The aristocracy became particularly active in Satanic shenanigans under the reign of King Louis XIV who it was said was rather lenient when it came to his courtesans dabbling in the occult. The chief organizer of occult activity within the French aristocracy at this time was one Catherine Deshayes, who was known as "La Voisin". Deshayes was a French Sorceress who practiced fortune telling and sold potions. She was able to gain the allegiance of several prominent French society woman as well as rebellious members of the French clergy including the Abbè Etienne Guiborg.

At the behest of the Marquise de Montespan, mistress of King Louis XIV, Deshayes and Guiborg along with the Marquise performed a Black Mass with the purpose of cursing another woman, one of the Marquise's romantic rivals for the king's affection. During the ceremony a naked Marquise de Montespan served as the altar for the perverted Mass while clutching two black candles, a detail which may have established the origin of this aspect in future Black Masses. Incense was burned and three black masses were said over the Marquise's naked form invoking Satan and his demons, Beelzebub, Asmodeus and Astaroth. The throats of kidnapped children were slashed and their blood drained into chalices where it was combined with flour to make the ritual's host. The host was consecrated over the Marquise's pubis and pieces of it were inserted inside of her vagina. After the ritual the evil priest and the two women took part in an orgy and afterward they burned the corpses of the children in a furnace at Deshayes's home.

After their crime was discovered, Deshayes was burned at the stake as a witch and Guiborg imprisoned. It also sparked an investigation which led to the arrest of some 246 members of French nobility, several of whom were later executed. I suppose King Louis wasn't exactly so lenient, after all.

In 1891, the author Joris-Karl Huysmans penned Là-Bas, a fictional novel that was nevertheless considered the consummate work on French Satanism due to the graphic details of a Black Mass contained within. Many of the elements in this literary work bear striking resemblance to the details gleamed from the prosecution of French noblemen and clergy with regards to their participation in similar masses, including those of the particularly infamous Guiborg Black Mass.

Eventually the practice of the Black Mass spread to groups and individuals in England. In the 1900's, for example, a Satanic society calling themselves The Hellfire Club claimed to practice regular Black Masses in London, though historians believe these were mostly theatrical events involving lots of alcohol and sexual promiscuity and nothing of a truly sinister bent such as human sacrifice.

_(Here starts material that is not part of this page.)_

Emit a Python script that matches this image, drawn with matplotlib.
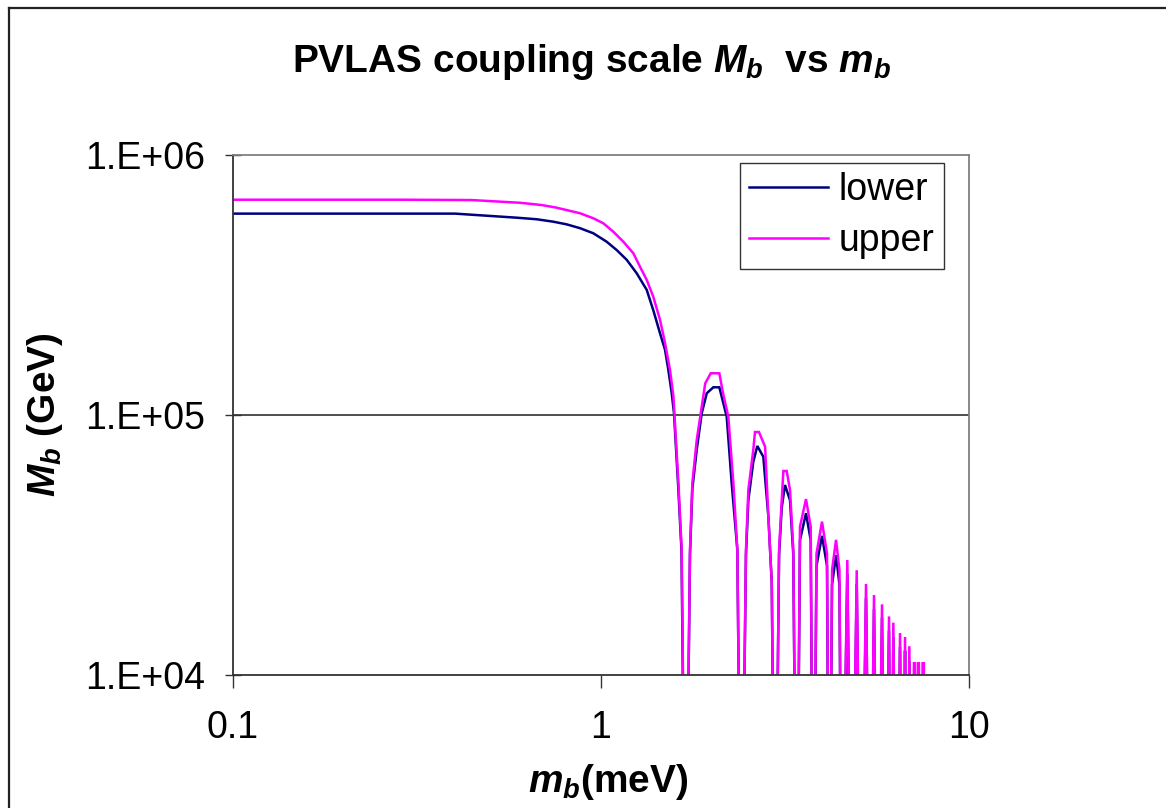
import matplotlib
matplotlib.use("Agg")
import matplotlib.pyplot as plt
from matplotlib.lines import Line2D

# Values (m_b in meV, M_b in GeV).
# Zeros of the oscillation are stored as 1e3 so the line drops off the log axis.
upper_m = [0.100, 0.284, 0.445, 0.603, 0.690, 0.750, 0.807, 0.877, 0.953, 1.015, 1.080, 1.150,
           1.224, 1.276, 1.331, 1.387, 1.447, 1.493, 1.540, 1.573, 1.592, 1.623, 1.657, 1.697,
           1.745, 1.771, 1.820, 1.878, 1.920, 1.987, 2.097, 2.146, 2.218, 2.289, 2.347, 2.406,
           2.477, 2.514, 2.593, 2.621, 2.687, 2.792, 2.850, 2.911, 2.971,
           3.047, 3.098, 3.130, 3.196, 3.263, 3.331, 3.402,
           3.473, 3.606, 3.714, 3.775,
           3.851, 3.986, 4.113, 4.173,
           4.244, 4.352, 4.447, 4.510,
           4.670, 4.801, 4.953, 5.088, 5.250, 5.383, 5.519, 5.649,
           5.803, 5.913, 6.063, 6.139, 6.228, 6.362, 6.495, 6.598,
           6.702, 6.785, 6.884, 6.988,
           7.085, 7.125, 7.192, 7.265, 7.310, 7.374, 7.480, 7.540, 7.616]
upper_M = [673000, 673000, 671000, 655000, 642000, 629000, 614000, 597000, 571000, 546000, 507000, 464000,
           419000, 372000, 331000, 285000, 232000, 189000, 149000, 118000, 88000, 54800, 30300, 1000,
           30300, 54800, 80100, 107600, 132400, 144700, 144700, 121200, 98500, 54800, 30300, 1000,
           30300, 51500, 73400, 86000, 86000, 75500, 40600, 22600, 1000,
           30300, 47100, 60900, 60900, 51500, 30300, 1000,
           37200, 47500, 37200, 1000,
           29300, 38900, 29300, 1000,
           25300, 33100, 25300, 1000,
           27700, 1000, 25300, 1000, 22400, 1000, 20300, 1000,
           18700, 1000, 16800, 1000, 15900, 1000, 14500, 1000,
           14000, 1000, 12900, 1000,
           11100, 11100, 1000, 11100, 11100, 1000, 11100, 11100, 1000]

lower_m = [0.100, 0.401, 0.590, 0.669, 0.742, 0.807, 0.877, 0.953, 1.036, 1.103, 1.175,
           1.250, 1.331, 1.387, 1.447, 1.493, 1.524, 1.557, 1.579, 1.620, 1.655, 1.697,
           1.745, 1.771, 1.820, 1.878, 1.938, 2.019, 2.097, 2.196, 2.265, 2.347, 2.406,
           2.477, 2.514, 2.593, 2.659, 2.761, 2.850, 2.911, 2.971,
           3.047, 3.098, 3.162, 3.263, 3.331, 3.402,
           3.473, 3.606, 3.714, 3.775,
           3.851, 3.986, 4.113, 4.173,
           4.244, 4.352, 4.447, 4.510,
           4.670, 4.801, 4.953, 5.088, 5.250, 5.383, 5.519, 5.649,
           5.803, 5.913, 6.063, 6.139, 6.228, 6.362, 6.495, 6.598,
           6.702, 6.785, 6.884, 6.988,
           7.111, 7.192, 7.291, 7.374, 7.510, 7.616]
lower_M = [595000, 595000, 574000, 566000, 554000, 541000, 523000, 500000, 464000, 431000, 395000,
           351000, 303000, 253000, 206000, 178000, 149000, 121000, 101500, 54000, 30000, 1000,
           29000, 52000, 73400, 101500, 121200, 127800, 127800, 98500, 54800, 30300, 1000,
           29000, 47000, 66000, 76000, 69100, 40600, 22600, 1000,
           29000, 44000, 53800, 47000, 29000, 1000,
           33000, 41900, 33000, 1000,
           26300, 34300, 26300, 1000,
           22200, 28900, 22200, 1000,
           24500, 1000, 22400, 1000, 19800, 1000, 17900, 1000,
           16600, 1000, 14800, 1000, 14000, 1000, 12800, 1000,
           12400, 1000, 11300, 1000,
           9800, 1000, 9800, 1000, 9800, 1000]

x_ticks = [0.1, 1, 10]
x_tick_labels = ["0.1", "1", "10"]
y_ticks = [1e4, 1e5, 1e6]
y_tick_labels = ["1.E+04", "1.E+05", "1.E+06"]

plt.rcParams['font.family'] = ['Liberation Sans', 'DejaVu Sans']
plt.rcParams['mathtext.fontset'] = 'custom'
plt.rcParams['mathtext.it'] = 'Liberation Sans:italic:bold'
plt.rcParams['mathtext.rm'] = 'Liberation Sans:bold'
plt.rcParams['mathtext.bf'] = 'Liberation Sans:bold'

fig = plt.figure(figsize=(11.66, 8.08), dpi=100)
ax = fig.add_axes([233 / 1166, 1 - 675 / 808, (969 - 233) / 1166, (675 - 155) / 808])

ax.plot(lower_m, lower_M, color='#000080', lw=1.8, label='lower', solid_joinstyle='miter')
ax.plot(upper_m, upper_M, color='#FF00FF', lw=1.8, label='upper', solid_joinstyle='miter')

ax.set_xscale('log')
ax.set_yscale('log')
ax.set_xlim(0.1, 10)
ax.set_ylim(1e4, 1e6)
ax.set_xticks(x_ticks, x_tick_labels)
ax.set_yticks(y_ticks, y_tick_labels)
ax.minorticks_off()
ax.tick_params(axis='x', direction='out', length=9, width=1, labelsize=27, pad=16, color='#333333')
ax.tick_params(axis='y', direction='inout', length=12, width=1, labelsize=27, pad=14, color='#333333')

# only the 1E+05 gridline is visible inside
ax.axhline(1e5, color='#404040', lw=1.3, zorder=1)

for side in ['top', 'right']:
    ax.spines[side].set_color('#808080')
    ax.spines[side].set_linewidth(1.3)
for side in ['left', 'bottom']:
    ax.spines[side].set_color('#333333')
    ax.spines[side].set_linewidth(1.3)

ax.set_xlabel(r'$m_b$(meV)', fontsize=28, fontweight='bold')
ax.xaxis.set_label_coords(0.51, -0.167)
ax.set_ylabel(r'$M_b$ (GeV)', fontsize=28, fontweight='bold')
ax.yaxis.set_label_coords(-0.228, 0.5)

fig.text(592 / 1166, 1 - 62 / 808, r'PVLAS coupling scale $M_b$  vs $m_b$',
         fontsize=28, fontweight='bold', ha='center', va='center')

leg = ax.legend(loc='upper right', bbox_to_anchor=(944 / 1166, 1 - 163 / 808),
                bbox_transform=fig.transFigure, fontsize=27, frameon=True, fancybox=False,
                edgecolor='black', borderaxespad=0, borderpad=0.25, handlelength=2.1,
                handletextpad=0.3, labelspacing=0.4)
leg.get_frame().set_linewidth(1.0)

# outer chart border (left and top edges visible in the reference)
fig.add_artist(Line2D([8.5 / 1166, 8.5 / 1166], [0, 1 - 7.5 / 808], color='#222222', lw=1.6))
fig.add_artist(Line2D([8.5 / 1166, 1], [1 - 7.5 / 808, 1 - 7.5 / 808], color='#222222', lw=1.6))

fig.savefig('out.png', dpi=100)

The famous (or infamous, depending upon how you look at it) British magician, Aleister Crowley, dabbled in Satanism at times throughout his life, though his sentiment was more anti-Christian than pro-Satan. He headed up the British branch of the German-born Ordo Templi Orientis, many of whose modern chapters are accused of devout Satanism today. The O.T.O. claims direct descent from the Knight's Templar, an order of Christian Knights who served the Catholic Church valiantly during the time of the Crusades and who were later accused of Devil worship. An accusation likely spurred by the established Church's jealously over the immense wealth that the order had accumulated during their conquests in the Holy Land.

It was said that a Black Mass was performed at Aleister Crowley's gravesite in 1947, but for the more scholarly among us we know that, in fact, the ritual was Crowley's own creation devised for the O.T.O. known as the Gnostic Mass and considered a Gnostic Catholic ritual rather than a satanic one. Still, some elements within this ritual bear a striking resemblance to some reported elements of Black Masses, in particular a nude female serving as the ritual's altar and the sexual overtones implicit within that aesthetic. Crowley's Gnostic Mass also served as the template for modern day Gardenarian and Alexandrain witchcraft with their emphasis on unabashed human sexuality.

While the Black Mass appears to have had its birthplace in medieval France from a historical perspective it was not until the 1960's in the United States that any instructions on how to actually carry out a satanic Black Mass were actually published and made available to the general public.

The first publicly available instructions for conducting a Black Mass were actually two separate recordings both released in 1968 and both entitled "The Satanic Mass". One was released by the burgeoning Church of Satan (that would later be fully established in California in 1969 by ex-lion tamer Anton Szandor Lavey) and contained text that would later be included in Lavey's Satanic Bible published in 1969. However, this was far from a complete Black Mass ritual containing more theory and philosophy than actual instruction. The other was a 13-minute recording of a full Black Mass released by the satanic rock band Coven. The Coven recording is certainly the more dramatic of the two, drawing inspiration from several sources on Satanism as well as age-old French mystery plays. The Church of Satan would later pen two full Black Masses of their own, one written by member Wayne West in 1970 and the other by Lavey himself, which would both later be published in another of Lavey's books, The Satanic Rituals released in 1972. Another writer employing the pseudonym "Aubrey Melech" penned a Black Mass entirely in Latin, including much of the same Latin phrases as in Lavey's published Mass, entitled "Missa Niger" (Black Mass) in 1986. In both Melech's and Lavey's versions there are several errors with regards to the Latin language.

It is interesting that Lavey actually felt it necessary to pen a Black Mass at all considering the fact that when he founded The Church of Satan he felt that the Black Mass was outmoded and merely theatrical at best. He wrote in The Satanic Bible, "A usual assumption is that the satanic ceremony or service is called the black mass. The Satanist would only employ the use of the black mass as psychodrama. Furthermore, a black mass does not necessarily imply that the performers of such are Satanists. A black mass is essentially a parody on the religious service of the Roman Catholic Church, but can be loosely applied to a satire on any religious ceremony."

Well, kids, there you have it, the Black Mass throughout history, a ritual that never truly existed in one true form or another but one that seemingly never fails to percolate the interest and imagination of those who dare to plumb the dark depths of the human condition. Ave, Satanas!